Indiana schools get incentive to require classroom masks

Indiana

INDIANAPOLIS — Indiana schools are getting an incentive toward requiring face masks in classrooms intended to slow down the number of COVID-19 outbreaks among students around the state.

Gov. Eric Holcomb issued a new statewide executive order Wednesday that will ease quarantine requirements for students if all children and adults in the school were wearing masks throughout the day.

The new measure says:

  • Schools and day cares that have mask requirements that are consistently followed throughout the day do not have to quarantine students, teachers and staff who are close contacts and aren’t showing symptoms of COVID-19
  • Schools and day cares must continue to contact trace by notifying their local health department as well as parents, teachers and staff who were in close contact

The revised order comes as many Indiana schools have seen COVID-19 outbreaks and the state’s vaccination rate remains stubbornly low.

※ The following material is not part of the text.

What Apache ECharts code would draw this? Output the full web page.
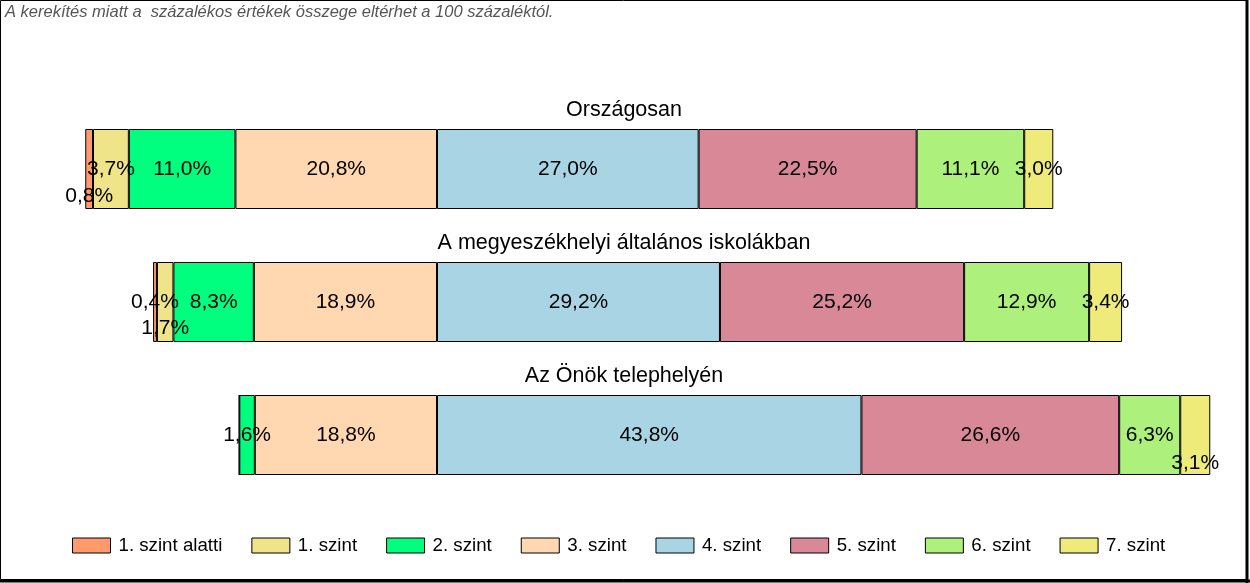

The coronavirus risk ratings updated weekly by the state health department put 13 of Indiana’s 92 counties in highest-risk red category, with 75 counties with the next-highest orange rating.

Currently in Allen County, Fort Wayne Community Schools and Northwest Allen County Schools (NACS) are the only public school districts that require masks. Monday, NACS school board voted 3-2 to temporarily reinstate its mask mandate.

With the mask mandate, FWCS is also pushing to keep their students in the classroom with rapid COVID testing for students.

Parents must provide consent for the student to be tested, but in a previous interview, FWCS spokeswoman Krista Stockman told WANE 15’s Briana Brownlee the biggest advantage to this is parents do not have to take their children out of school to find a testing site.

“Right now it’s really hard to get in to get a rapid test and the PCR (Polymerase chain reaction) takes a few days. This is the fastest way to get kids tested,” Stockman said. “If they are not COVID positive, it allows them to stay in school. That’s really what we are trying to do – we want kids in school and in the building as much as possible.”

The Associated Press contributed to this report.